NEARLY GONE blog tour

I'm excited to be a part of the NEARLY GONE.



My YA Books Center review:http://www.yabookscentral.com/yafiction/15632-nearly-gone

Teaser: The mystery behind who was plotting the murders and why they seem to point toward Nearly had me wondering. I liked that when the final reveal came it took me by surprise. The math and science part of the mystery was very intriguing. Loved how clues were woven into personal ads and how they all added up. Once the bodies started piling up, I couldn't put this book down! I had to see if my suspect had in fact done the deed. (It wasn't!) Great pacing, action, and suspense that kept me turning the pages.

Welcome to the NEARLY GONE blog tour. We at Penguin are especially excited about Elle Cosimano’s smart, but scary debut (caution: avoid reading this one before bedtime!). Over the next three weeks, Elle will share the secrets behind NEARLY GONE on a Monday/Wednesday/Friday basis, so be sure to be on the lookout for new posts!

Elle’s Guest Post

My main character’s name is Nearly Boswell.

Everyone asks me “why?”

She didn’t start out with a name like Nearly. Scratchy outlines of my original drafts contain long lists of other possibilities, all of them more normal and less… adverb-y.

But the more I fleshed her out on the page, and the deeper I dug around inside her, the more I started to see a pattern. Words like almost, nearly, and not quite kept popping up in my notes, over and over again. And I realized that this kick-ass, confident math-whiz is a girl who feels differently inside. Like she’s not enough. In her case, not enough to hold her family together.

Nearly had a beautiful and heartbreaking connotation to it, and it stuck. Her mother had her own reasons for naming her daughter Nearly, but that didn’t matter. The name would reflect all of her own self-doubts back at her, a constant reminder of what she perceived to be her own inadequacies.

And so it was settled.

I knew her name. But I also knew her strength of character. And that strong face she wore on the outside would never be content with a name like Nearly. It made sense to me that she would adopt a nick-name. One that was more empowering. One that was self-claimed. And so, at her best-friend’s suggestion, Nearly took the adverb out of her own name, and began calling herself “Leigh”.
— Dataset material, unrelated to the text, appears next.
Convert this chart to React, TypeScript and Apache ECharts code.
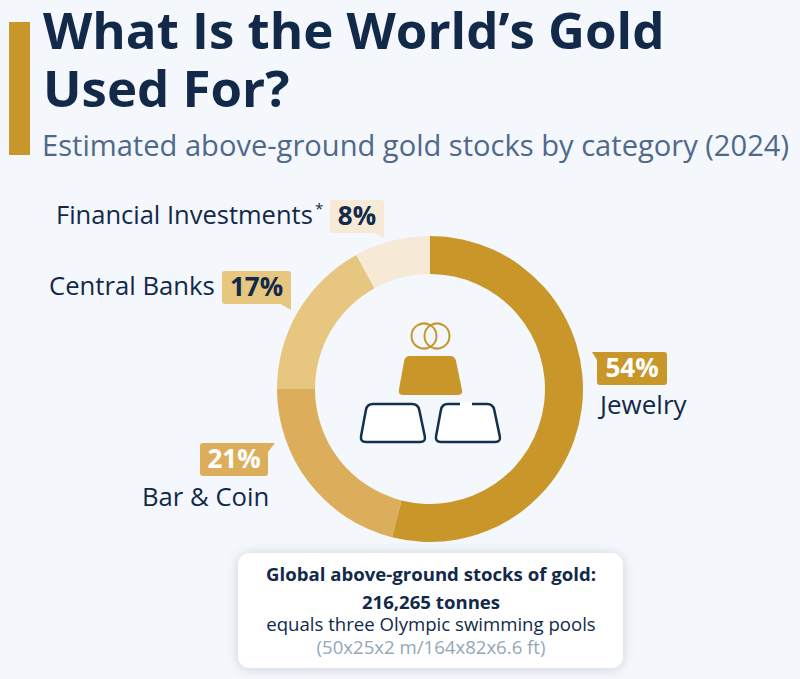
import React, { useEffect, useRef } from "react";
import * as echarts from "echarts";

const title = "What Is the World’s Gold\nUsed For?";
const subtitle = "Estimated above-ground gold stocks by category (2024)";
const categories = ["Jewelry", "Bar & Coin", "Central Banks", "Financial Investments"];
const values = [54, 21, 17, 8];
const colors = ["#c9962a", "#dcae5c", "#e7c680", "#f6ead6"];
const cardLines = [
  "Global above-ground stocks of gold:",
  "216,265 tonnes",
  "equals three Olympic swimming pools",
  "(50x25x2 m/164x82x6.6 ft)",
];

const NAVY = "#12294a";
const FONT = "'Open Sans', 'Noto Sans', sans-serif";

function rounded(pts: number[][], r: number) {
  let d = "";
  const n = pts.length;
  for (let i = 0; i < n; i++) {
    const p = pts[i], a = pts[(i + n - 1) % n], b = pts[(i + 1) % n];
    const la = Math.hypot(a[0] - p[0], a[1] - p[1]);
    const lb = Math.hypot(b[0] - p[0], b[1] - p[1]);
    const s = [p[0] + ((a[0] - p[0]) * r) / la, p[1] + ((a[1] - p[1]) * r) / la];
    const e = [p[0] + ((b[0] - p[0]) * r) / lb, p[1] + ((b[1] - p[1]) * r) / lb];
    d += `${i === 0 ? "M" : "L"}${s[0]} ${s[1]}Q${p[0]} ${p[1]} ${e[0]} ${e[1]}`;
  }
  return d + "Z";
}

echarts.graphic.registerShape(
  "goldBar",
  echarts.graphic.extendPath(rounded([[405, 356], [455, 356], [463, 395], [398, 395]], 5), {})
);
echarts.graphic.registerShape(
  "leftBar",
  echarts.graphic.extendPath(rounded([[367, 404], [418, 404], [426, 442], [360, 442]], 6), {})
);
echarts.graphic.registerShape(
  "rightBar",
  echarts.graphic.extendPath(rounded([[442, 404], [493, 404], [501, 442], [435, 442]], 6), {})
);

function bubble(
  x: number, y: number, w: number, h: number, fill: string,
  tail: number[][], label: string, color: string
) {
  return [
    { type: "polygon", shape: { points: tail }, style: { fill } },
    { type: "rect", shape: { x, y, width: w, height: h, r: 3 }, style: { fill } },
    {
      type: "text", x: x + w / 2, y: y + h / 2 - 1.5,
      style: { text: label, fill: color, font: `700 26px ${FONT}`, textAlign: "center", textVerticalAlign: "middle" },
    },
  ];
}

function label(text: string, x: number, y: number, size = 25.7) {
  return {
    type: "text", x, y,
    style: { text, fill: NAVY, font: `400 ${size}px ${FONT}`, textAlign: "left", textVerticalAlign: "middle" },
  };
}

export default function App() {
  const ref = useRef<HTMLDivElement>(null);
  useEffect(() => {
    document.body.style.margin = "0";
    const chart = echarts.init(ref.current!, undefined, { renderer: "svg" });
    const pct = values.map((v) => `${v}%`);
    const center = (text: string, y: number, font: string, fill: string) => ({
      type: "text", x: 431, y,
      style: { text, font, fill, textAlign: "center", textVerticalAlign: "middle" },
    });
    chart.setOption({
      animation: false,
      backgroundColor: "#f4f7fb",
      series: [
        {
          type: "pie",
          center: [430, 389],
          radius: [115, 153],
          startAngle: 90,
          clockwise: true,
          silent: true,
          label: { show: false },
          labelLine: { show: false },
          data: categories.map((name, i) => ({ name, value: values[i], itemStyle: { color: colors[i] } })),
        },
      ],
      graphic: {
        elements: [
          { type: "rect", shape: { x: 9, y: 22, width: 21, height: 133 }, style: { fill: "#c9962a" } },
          { type: "text", x: 43, y: 0, style: { text: title, fill: NAVY, font: `700 51px ${FONT}`, lineHeight: 58, textVerticalAlign: "top" } },
          { type: "text", x: 42, y: 145, style: { text: subtitle, fill: "#50698a", font: `400 29.1px ${FONT}`, textVerticalAlign: "middle" } },

          ...bubble(330, 200, 54, 33, colors[3], [[372, 232], [384, 232], [384, 238]], pct[3], NAVY),
          ...bubble(222, 271, 69, 33, colors[2], [[279, 303], [291, 303], [291, 310]], pct[2], NAVY),
          ...bubble(200, 443, 68, 33, colors[1], [[262, 443], [275, 443], [268, 452]], pct[1], "#ffffff"),
          ...bubble(597, 352, 70, 33, colors[0], [[592, 352], [603, 352], [597, 360]], pct[0], "#ffffff"),

          label(categories[3], 56, 214, 25.5),
          { type: "text", x: 315, y: 208, style: { text: "*", fill: NAVY, font: `400 15px ${FONT}`, textVerticalAlign: "middle" } },
          label(categories[2], 49, 285),
          label(categories[1], 142, 496),
          label(categories[0], 600, 404, 26),

          { type: "circle", shape: { cx: 424, cy: 336, r: 12.5 }, style: { fill: "none", stroke: "#c9962a", lineWidth: 2 } },
          { type: "circle", shape: { cx: 437, cy: 336, r: 12.5 }, style: { fill: "none", stroke: "#c9962a", lineWidth: 2 } },
          { type: "goldBar", style: { fill: "#c9962a" } },
          { type: "leftBar", style: { fill: "#ffffff", stroke: "#14304f", lineWidth: 2.5 } },
          { type: "rightBar", style: { fill: "#ffffff", stroke: "#14304f", lineWidth: 2.5 } },
          { type: "line", shape: { x1: 460, y1: 404, x2: 472, y2: 404 }, style: { stroke: "#ffffff", lineWidth: 4 } },

          {
            type: "rect", shape: { x: 238, y: 553, width: 385, height: 115, r: 12 },
            style: { fill: "#ffffff", shadowBlur: 12, shadowColor: "rgba(20,40,70,0.16)", shadowOffsetY: 1 },
          },
          center(cardLines[0], 573.5, `700 18.6px ${FONT}`, NAVY),
          center(cardLines[1], 601, `700 18.6px ${FONT}`, NAVY),
          center(cardLines[2], 623.5, `400 18.6px ${FONT}`, NAVY),
          center(cardLines[3], 646, `400 18.6px ${FONT}`, "#94a7b8"),
        ],
      },
    });
    return () => chart.dispose();
  }, []);
  return <div ref={ref} style={{ width: 800, height: 679 }} />;
}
I guess you could say Nearly’s name turned out to be the key to the development of her entire character. Once I figured out her name, I knew exactly who she wanted to be.

NEARLY GONE Synopsis

Nearly Boswell knows how to keep secrets. Living in a DC trailer park, she knows better than to share anything that would make her a target with her classmates. Like her mother's job as an exotic dancer, her obsession with the personal ads, and especially the emotions she can taste when she brushes against someone's skin. But when a serial killer goes on a killing spree and starts attacking students, leaving cryptic ads in the newspaper that only Nearly can decipher, she confides in the one person she shouldn't trust: the new guy at school--a reformed bad boy working undercover for the police, doing surveillance. . . on her.

Nearly might be the one person who can put all the clues together, and if she doesn't figure it all out soon--she'll be next.
About Elle Cosimano

Elle Cosimano grew up in the suburbs of Washington, DC, the daughter of a prison warden and an elementary school teacher who rides a Harley. She majored in psychology at St. Mary's College, Maryland, and set aside a successful real-estate career to pursue writing. She lives with her husband and two sons. Nearly Gone is her first novel.